As the year began, colleges were confident. Record numbers were staying on in further education. The Learning and Skills Council revealed that the number of 16 to 18-year-olds had reached 753,000.
That confidence was symbolised by Newcastle College's takeover of Pounds 60 million of business belonging to Carter amp; Carter, a private training provider admired by the Government but which collapsed a few months after the death of its founder in a helicopter accident.
The admiration of private enterprise looked unwise and the virtues of colleges, their stability, ambition and capacity for innovation seemed likely to come to the fore.
But how far this would be proved right could not have been foreseen. By the year's end John Denham, the Skills Secretary, was turning to colleges for help with recession and growing unemployment.
In return, he indicated that public funding should be directed to a narrow range of formal qualifications, promising that if colleges could show that any course would help someone back into work, the Government would look at funding it.
"Now, more than ever, investment in the role of colleges is hugely important," he said. Colleges will be watching to see how this promise will be fulfilled in 2009.
Mr Denham's statement came against a background of continued struggles for the Train to Gain scheme, intended to improve adult skills. But it failed to meet targets for spending for the second year, with more than Pounds 200m unclaimed by employers who did not take up free GCSE-level training for staff.
This caused consternation in FE, where traditional adult education had lost more than 1.5 million places over three years to fund the new scheme. When it emerged that part of the underspend had been diverted to plug a gap in university student grants, the concerns grew.
Such worries fuelled the launch of the Campaigning Alliance for Lifelong Learning, a group of more than 100 bodies, from the Church of England to the Friends of Puddletown library, calling for the restoration of adult education, including a right to qualifications, regardless of age.
Another worry was the revelation that the funding gap between schools and colleges, far from being closed, as promised, was bigger than anyone suspected. This year, it stood at 9 per cent instead of the expected 5 per cent. With tighter budgets, there was little hope of improvement.
Newcastle College's acquisition of Carter amp; Carter, which took its turnover to Pounds 150m, was part of a continuing trend of "super colleges", usually formed from mergers. This year also saw the completion of the merger of two colleges to form The Manchester College, which would have been Britain's largest had it not been for Newcastle's takeover. Nearly one in 10 colleges was involved in mergers at the start of the year. But ministers, concerned there was no evidence that they improved education, brought in new rules aiming to stem the tide.
The other great campus activity was construction.
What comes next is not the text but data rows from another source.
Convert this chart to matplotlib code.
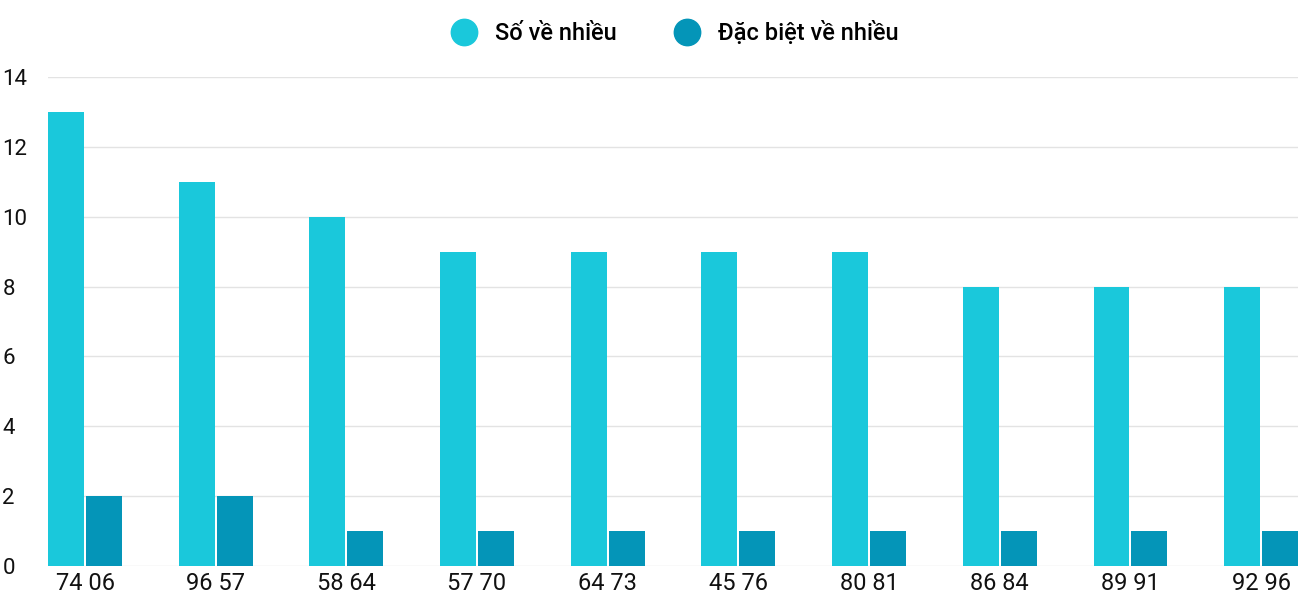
import matplotlib
matplotlib.use("Agg")
import matplotlib.pyplot as plt
from matplotlib.lines import Line2D

pairs = [("74","06"),("96","57"),("58","64"),("57","70"),("64","73"),
         ("45","76"),("80","81"),("86","84"),("89","91"),("92","96")]
so_ve_nhieu = [13,11,10,9,9,9,9,8,8,8]
dac_biet = [2,2,1,1,1,1,1,1,1,1]
series_names = ["Số về nhiều", "Đặc biệt về nhiều"]
colors = ["#1AC8DB", "#0495B8"]

plt.rcParams['font.family'] = ['Roboto', 'DejaVu Sans']
fig = plt.figure(figsize=(13, 6), dpi=100)
ax = fig.add_axes([0.037, 0.0567, 0.9615, 0.815])

off, w = 0.145, 0.275
xs1 = [i - off for i in range(len(pairs))]
xs2 = [i + off for i in range(len(pairs))]
ax.bar(xs1, so_ve_nhieu, width=w, color=colors[0], zorder=3)
ax.bar(xs2, dac_biet, width=w, color=colors[1], zorder=3)

ax.set_xticks(range(len(pairs)))
ax.set_xticklabels([f"{a} {b}" for a, b in pairs], fontsize=17, color="#111111")
ax.set_xlim(-off - w/2, len(pairs) - 1 + off + w/2)
ax.set_ylim(0, 14)
ax.set_yticks(range(0, 15, 2))
ax.tick_params(axis='y', labelsize=16, length=0, pad=33, labelcolor="#111111")
ax.tick_params(axis='x', length=0, pad=4)
for lbl in ax.get_yticklabels():
    lbl.set_horizontalalignment('left')
ax.grid(axis='y', color="#E3E3E3", linewidth=1, zorder=0)
for s in ax.spines.values():
    s.set_visible(False)

handles = [Line2D([], [], marker='o', linestyle='', markersize=19, color=c) for c in colors]
fig.legend(handles, series_names, loc='upper center', bbox_to_anchor=(0.515, 1.0),
           ncol=2, frameon=False, fontsize=17, handletextpad=0.3, columnspacing=2.0,
           prop={'size': 17, 'weight': 'medium'})
fig.savefig("out.png")
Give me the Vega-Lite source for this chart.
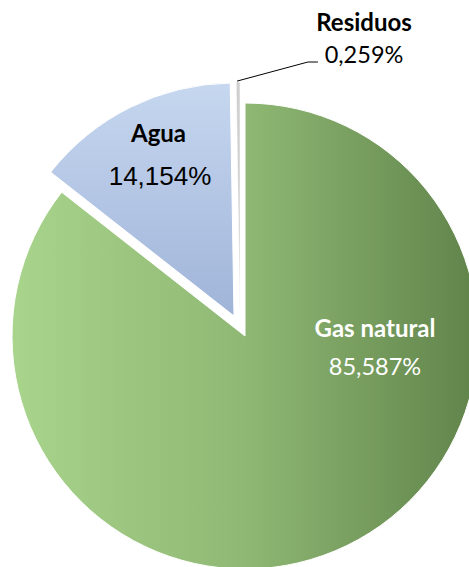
{
  "$schema": "https://vega.github.io/schema/vega-lite/v6.json",
  "width": 469,
  "height": 567,
  "autosize": "none",
  "padding": 0,
  "background": "white",
  "config": {"view": {"stroke": null}},
  "datasets": {
    "shares": [
      {"idx": 1, "fuente": "Gas natural", "pct": 85.587, "etiqueta": "85,587%"},
      {"idx": 2, "fuente": "Agua", "pct": 14.154, "etiqueta": "14,154%"},
      {"idx": 3, "fuente": "Residuos", "pct": 0.259, "etiqueta": "0,259%"}
    ],
    "leader": [
      {"p": 1, "u": -0.034, "v": -1.094},
      {"p": 2, "u": 0.270, "v": -1.176},
      {"p": 3, "u": 0.313, "v": -1.176}
    ]
  },
  "layer": [
    {
      "data": {"name": "shares"},
      "transform": [
        {"stack": "pct", "groupby": [], "sort": [{"field": "idx", "order": "ascending"}], "as": ["start", "end"]},
        {"filter": "datum.fuente === 'Gas natural'"}
      ],
      "mark": {
        "type": "arc", "outerRadius": 233, "xOffset": 10.5, "yOffset": 52.5,
        "stroke": "white", "strokeWidth": 1,
        "fill": {"gradient": "linear", "x1": 0, "y1": 0, "x2": 1, "y2": 0,
          "stops": [{"offset": 0, "color": "#a9d48c"}, {"offset": 0.5, "color": "#8fb874"}, {"offset": 1, "color": "#60834a"}]}
      },
      "encoding": {
        "theta": {"field": "start", "type": "quantitative", "scale": {"domain": [0, 100], "nice": false}},
        "theta2": {"field": "end"}
      }
    },
    {
      "data": {"name": "shares"},
      "transform": [
        {"stack": "pct", "groupby": [], "sort": [{"field": "idx", "order": "ascending"}], "as": ["start", "end"]},
        {"filter": "datum.fuente === 'Agua'"}
      ],
      "mark": {
        "type": "arc", "outerRadius": 233, "xOffset": -0.5, "yOffset": 32.5,
        "stroke": "white", "strokeWidth": 1,
        "fill": {"gradient": "linear", "x1": 0, "y1": 0, "x2": 0, "y2": 1,
          "stops": [{"offset": 0, "color": "#c6d7ef"}, {"offset": 1, "color": "#a0b4d9"}]}
      },
      "encoding": {
        "theta": {"field": "start", "type": "quantitative", "scale": {"domain": [0, 100], "nice": false}},
        "theta2": {"field": "end"}
      }
    },
    {
      "data": {"name": "shares"},
      "transform": [
        {"stack": "pct", "groupby": [], "sort": [{"field": "idx", "order": "ascending"}], "as": ["start", "end"]},
        {"filter": "datum.fuente === 'Residuos'"}
      ],
      "mark": {
        "type": "arc", "outerRadius": 233, "xOffset": 5.5, "yOffset": 31.5,
        "stroke": "white", "strokeWidth": 0.5, "fill": "#cfcfcf"
      },
      "encoding": {
        "theta": {"field": "start", "type": "quantitative", "scale": {"domain": [0, 100], "nice": false}},
        "theta2": {"field": "end"}
      }
    },
    {
      "data": {"name": "leader"},
      "mark": {"type": "line", "stroke": "black", "strokeWidth": 1},
      "encoding": {
        "x": {"field": "u", "type": "quantitative", "axis": null, "scale": {"domain": [-1.0515, 0.9614], "nice": false, "zero": false}},
        "y": {"field": "v", "type": "quantitative", "axis": null, "scale": {"domain": [-1.4421, 0.9914], "nice": false, "zero": false, "reverse": true}},
        "order": {"field": "p"}
      }
    },
    {
      "data": {"name": "shares"},
      "transform": [{"filter": "datum.fuente === 'Gas natural'"}],
      "layer": [
        {"mark": {"type": "text", "font": "Lato", "fontWeight": "bold", "fontSize": 24, "color": "white", "align": "center", "baseline": "alphabetic", "xOffset": 140.5, "yOffset": 53},
         "encoding": {"text": {"field": "fuente"}}},
        {"mark": {"type": "text", "font": "Lato", "fontSize": 23.5, "color": "white", "align": "center", "baseline": "alphabetic", "xOffset": 140.5, "yOffset": 91.5},
         "encoding": {"text": {"field": "etiqueta"}}}
      ]
    },
    {
      "data": {"name": "shares"},
      "transform": [{"filter": "datum.fuente === 'Agua'"}],
      "layer": [
        {"mark": {"type": "text", "font": "Lato", "fontWeight": "bold", "fontSize": 24, "color": "black", "align": "center", "baseline": "alphabetic", "xOffset": -76, "yOffset": -142},
         "encoding": {"text": {"field": "fuente"}}},
        {"mark": {"type": "text", "font": "Liberation Sans", "fontSize": 26, "letterSpacing": 0.6, "color": "black", "align": "center", "baseline": "alphabetic", "xOffset": -74.5, "yOffset": -98.5},
         "encoding": {"text": {"field": "etiqueta"}}}
      ]
    },
    {
      "data": {"name": "shares"},
      "transform": [{"filter": "datum.fuente === 'Residuos'"}],
      "layer": [
        {"mark": {"type": "text", "font": "Lato", "fontWeight": "bold", "fontSize": 24, "color": "black", "align": "center", "baseline": "alphabetic", "xOffset": 129.5, "yOffset": -253},
         "encoding": {"text": {"field": "fuente"}}},
        {"mark": {"type": "text", "font": "Lato", "fontSize": 23.5, "color": "black", "align": "center", "baseline": "alphabetic", "xOffset": 129.5, "yOffset": -220.5},
         "encoding": {"text": {"field": "etiqueta"}}}
      ]
    }
  ]
}
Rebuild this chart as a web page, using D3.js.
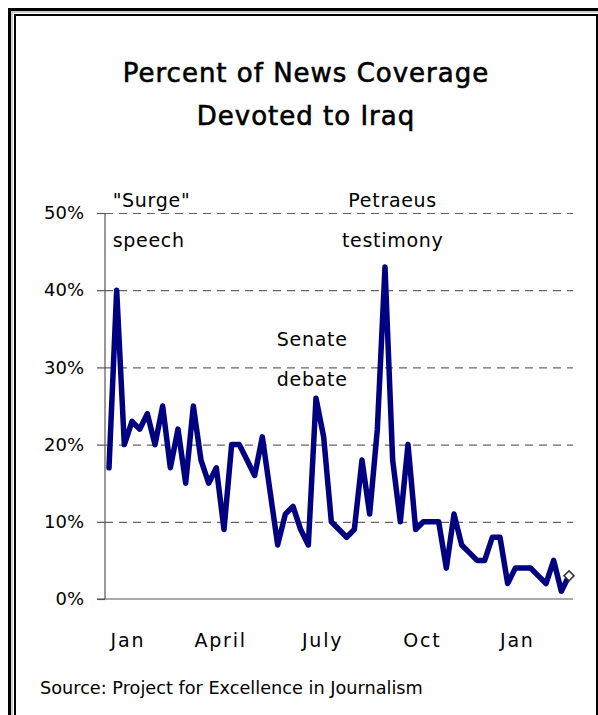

With the Learning and Skills Council to close in 2010, the transformation of buildings from leaky 1970s carbuncles to sleek, glass and steel constructions seems likely to be central to the legacy of its chief executive, Mark Haysom.
Colleges were at the forefront of the public sector's efforts to go green, with a target to make new buildings carbon-neutral by 2016, a year earlier than other public bodies.
All this came at a cost. The National Audit Office warned that colleges were set to owe Pounds 1bn by 2010. Despite all this investment, colleges were shrinking: the new buildings would be smaller than the old ones.
The scrapping of the LSC was part of a wave of change that followed the splitting of education between two government departments last year. After college staff sized up the alternative - Pounds 4bn of adult funding would be under the control of a new Skills Funding Agency while the Pounds 7bn for teenagers went to local authorities - the LSC had never been so popular.
In the consultation, principals said the new regime was too complex and risked local authorities favouring schools for political reasons.
But the LSC's image took a knock after a disaster in the management of the education maintenance allowance, which saw many of the 600,000 students who rely on payments of up to Pounds 30 a week having to wait months for their cash. The private contractor Liberata was sacked last month or the failure.
This year also saw the historic change of raising the age of compulsory education and training to 18. It was opposed by students and lecturers, who said teenagers should be encouraged but not forced to stay on. But principals tended to support the change. By 2013, we will start to see the effects of this attempt to create a culture change in the way we view education.
September saw a shaky start for the new vocational diplomas: just 12,000 students instead of a hoped-for 50,000 enrolled. Employers got the right to award their own qualifications, with McDonald's at the forefront - indeed, some wags nicknamed them "burger-laureates".
But in an Olympic year, attention turned to somewhat healthier activities. Colleges were put in the frame to become athletes' training camps for the 2012 games.
And Rebecca Adlington became perhaps the world's most famous apprentice as she went from her sporting excellence course to Beijing, picking up two gold medals and becoming Britain's best Olympic swimmer for a century.